December 16, 2010

Click here to view and here to listen to Joseph Coletti discussing North Carolina’s latest unemployment data.

RALEIGH — North Carolina’s ongoing struggle with sluggish employment growth provides more evidence that it’s time for the state to change course on economic policy. That’s the advice the John Locke Foundation’s top budget expert offers after North Carolina registered the largest job loss of any state in November.

“Our loss of 12,500 jobs in November dwarfs the 8,600 jobs lost in Massachusetts and the 7,800 jobs lost in Ohio,” said Joseph Coletti, JLF Director of Health and Fiscal Policy Studies. “Clearly, public officials need to recognize that the policies they’re pursuing are not working.”

The N.C. Employment Security Commission’s latest report lists the state’s unemployment rate at 9.7 percent for November, up one-tenth of a percentage point from October’s rate of 9.6 percent. It’s the first time the state’s official unemployment rate has increased since February.

Other data point to a shrinking state labor force, Coletti said. “Along with the lost jobs, North Carolina’s labor force declined by 3,300 jobs last month, and the number of unemployed workers grew by 4,800.”

“North Carolina government has appeared content in recent years to ignore the harm caused by uncompetitive tax rates, while chasing selected companies with the corporate welfare of targeted tax breaks and grants,” Coletti added. “Month after month, state unemployment data show how poorly that strategy works. With new leadership taking office next month in the General Assembly, perhaps we’ll see a reassessment of counterproductive economic development policies.”

“News reports suggest that Gov. Beverly Perdue considers targeted tax breaks ‘essential’ and ‘critical’ to North Carolina’s economy,” Coletti added. “But she’s forgetting the basic lesson of economics: Look at the long-term impacts of a policy, along with the impact on all affected groups, before making a decision. A policy that forces all taxpayers to subsidize the government’s chosen economic winners is bound to produce failure in the long run.”

The state’s official unemployment rate surpassed 9 percent in January 2009 and has not dipped below that threshold since that date. From February 2008 to September 2010, North Carolina’s unemployment rate exceeded the national average.

“Gov. Perdue sees nothing wrong in forcing taxpayers to shell out $9 million in state and local tax breaks so that a Charlotte-based industrial manufacturer, SPX, which had revenues of nearly $5 billion last year, would expand its North Carolina operations,” Coletti said. “In fact, the governor is quoted in media reports as saying ‘the state cannot do this without incentives.'”

If that’s true, the state needs to re-examine its policies, Coletti said. “What does it say about North Carolina that state and local governments feel the need to bribe an existing company to stay put?” he asked. “One likely message is that other state policies — uncompetitive tax rates, burdensome regulations, deteriorating infrastructure — are causing existing businesses to think twice about doing business in North Carolina.”

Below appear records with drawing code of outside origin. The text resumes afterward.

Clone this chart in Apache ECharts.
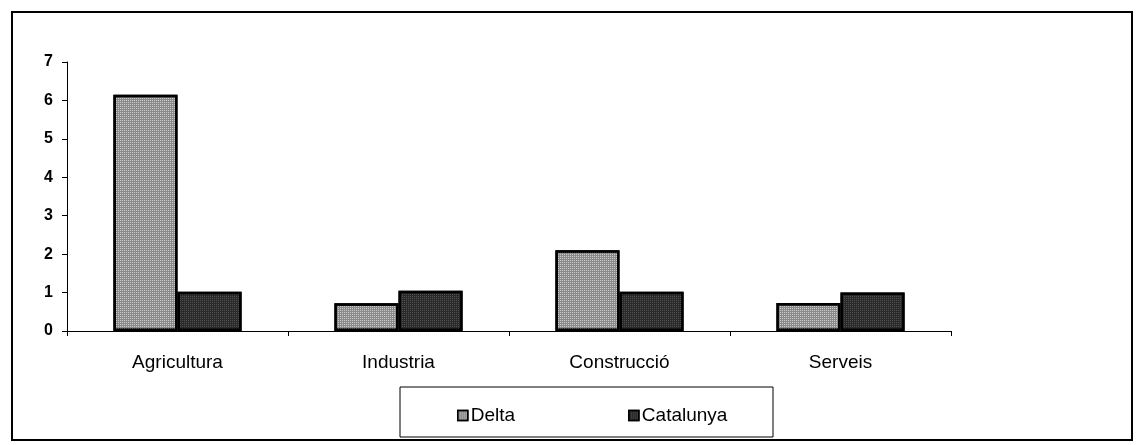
<!DOCTYPE html>
<html>
<head>
<meta charset="utf-8">
<script src="https://cdn.jsdelivr.net/npm/echarts@6/dist/echarts.min.js"></script>
<style>
  html, body { margin: 0; padding: 0; background: #fff; }
  #chart { width: 1143px; height: 445px; }
</style>
</head>
<body>
<div id="chart"></div>
<script>
// sectors and index values (Catalunya = 1)
const categories = ['Agricultura', 'Industria', 'Construcció', 'Serveis'];
const deltaValues = [6.15, 0.72, 2.1, 0.73];
const catalunyaValues = [1.02, 1.05, 1.02, 1.0];
const yTicks = { min: 0, max: 7, interval: 1 };

const font = '"Liberation Sans", Arial, sans-serif';

// fine dot texture, like the printed halftone
const dots = (color) => ({
  symbol: 'rect',
  symbolSize: 1,
  dashArrayX: [1, 1],
  dashArrayY: [1, 1],
  rotation: 0,
  color,
});

const myChart = echarts.init(document.getElementById('chart'));
const option = {
  backgroundColor: '#fff',
  animation: false,
  textStyle: { fontFamily: font, color: '#000' },
  graphic: [
    {
      type: 'rect',
      shape: { x: 12, y: 12, width: 1120, height: 428 },
      style: { fill: 'none', stroke: '#000', lineWidth: 2 },
    },
    {
      type: 'rect',
      shape: { x: 400, y: 387, width: 373, height: 50 },
      style: { fill: 'none', stroke: '#000', lineWidth: 1 },
    },
  ],
  legend: {
    left: 457,
    top: 406,
    padding: 0,
    itemGap: 113,
    itemWidth: 10,
    itemHeight: 10,
    icon: 'rect',
    itemStyle: { borderColor: '#000', borderWidth: 1.5 },
    textStyle: { fontFamily: font, fontSize: 19, color: '#000', padding: [0, 0, 0, -2] },
    data: ['Delta', 'Catalunya'],
  },
  grid: {
    left: 67,
    right: 192,
    top: 62,
    bottom: 114,
  },
  xAxis: {
    type: 'category',
    data: categories,
    axisLine: { lineStyle: { color: '#000', width: 1 } },
    axisTick: { show: true, length: 5, lineStyle: { color: '#000' } },
    axisLabel: { color: '#000', fontSize: 19, fontFamily: font, margin: 22 },
  },
  yAxis: {
    type: 'value',
    min: yTicks.min,
    max: yTicks.max,
    interval: yTicks.interval,
    splitLine: { show: false },
    axisLine: { show: true, lineStyle: { color: '#000', width: 1 } },
    axisTick: { show: true, length: 5, lineStyle: { color: '#000' } },
    axisLabel: { color: '#000', fontSize: 16, fontWeight: 'bold', fontFamily: font, margin: 14 },
  },
  series: [
    {
      name: 'Delta',
      type: 'bar',
      data: deltaValues,
      barGap: '0%',
      barCategoryGap: '42%',
      itemStyle: {
        color: '#8a8a8a',
        borderColor: '#000',
        borderWidth: 2.5,
        decal: dots('rgba(255,255,255,0.55)'),
      },
    },
    {
      name: 'Catalunya',
      type: 'bar',
      data: catalunyaValues,
      itemStyle: {
        color: '#2a2a2a',
        borderColor: '#000',
        borderWidth: 2.5,
        decal: dots('rgba(255,255,255,0.18)'),
      },
    },
  ],
};
myChart.setOption(option);
window.addEventListener('resize', () => {
  myChart.resize();
});
</script>
</body>
</html>
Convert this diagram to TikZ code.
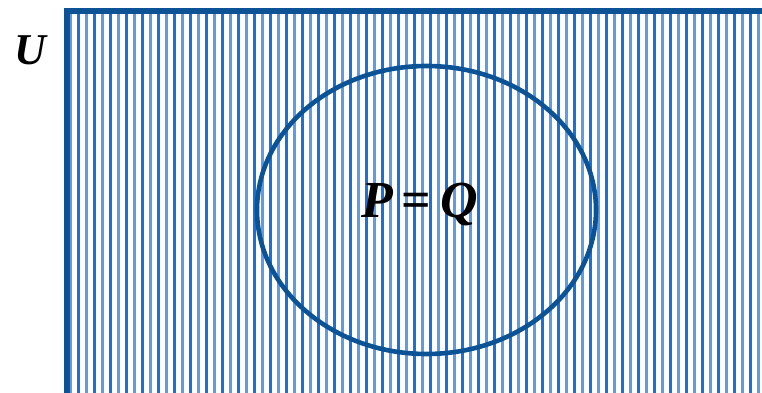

“Just as important, business owners and entrepreneurs based in other states are less likely to look at North Carolina as a good place to do business,” Coletti added. “Especially when they see items such as the Tax Foundation’s ranking of North Carolina’s business tax climate as No. 41 in the country. No wonder the governor feels the need to rob Peter — the typical North Carolina taxpayer — to pay Paul — the company targeted for government goodies.”

Seasonally adjusted employment decreased in November by 8,200 workers to a total of 4.03 million, according to the ESC. Unemployment increased by 4,800 workers, with more than 433,000 workers now listed as unemployed. The state rate in November 2009 was 10.9 percent.

As Perdue and the new Republican-led General Assembly look for ways to fill a multibillion-dollar state budget hole, one place to start is abolishing corporate welfare, Coletti said. “As the John Locke Foundation explains in its recommendations for the new General Assembly’s First 100 Days, the focus of state policy should be on economic growth, not government-dictated economic development,” he said. “That means cutting taxes and reducing regulations for all businesses, not subsidizing a privileged few.”

The failure of policies based on corporate welfare should be clear by now, Coletti said. “First, we heard that these special handouts were designed to lure high-paying jobs to North Carolina,” he explained. “Then the corporate welfare targeted jobs — any jobs — regardless of the pay. Then the handouts targeted existing companies that were thinking about creating new jobs. Next, the General Assembly paid off companies to preserve operations in North Carolina even if those companies planned to cut jobs.”

“Rather than look for companies that will invite the governor and her economic team to a ribbon cutting, the General Assembly ought to focus on policies that really create jobs,” Coletti said. “Lower marginal tax rates. Reduce the regulatory burden. Convince all business owners and entrepreneurs that North Carolina is a good home for their investments.”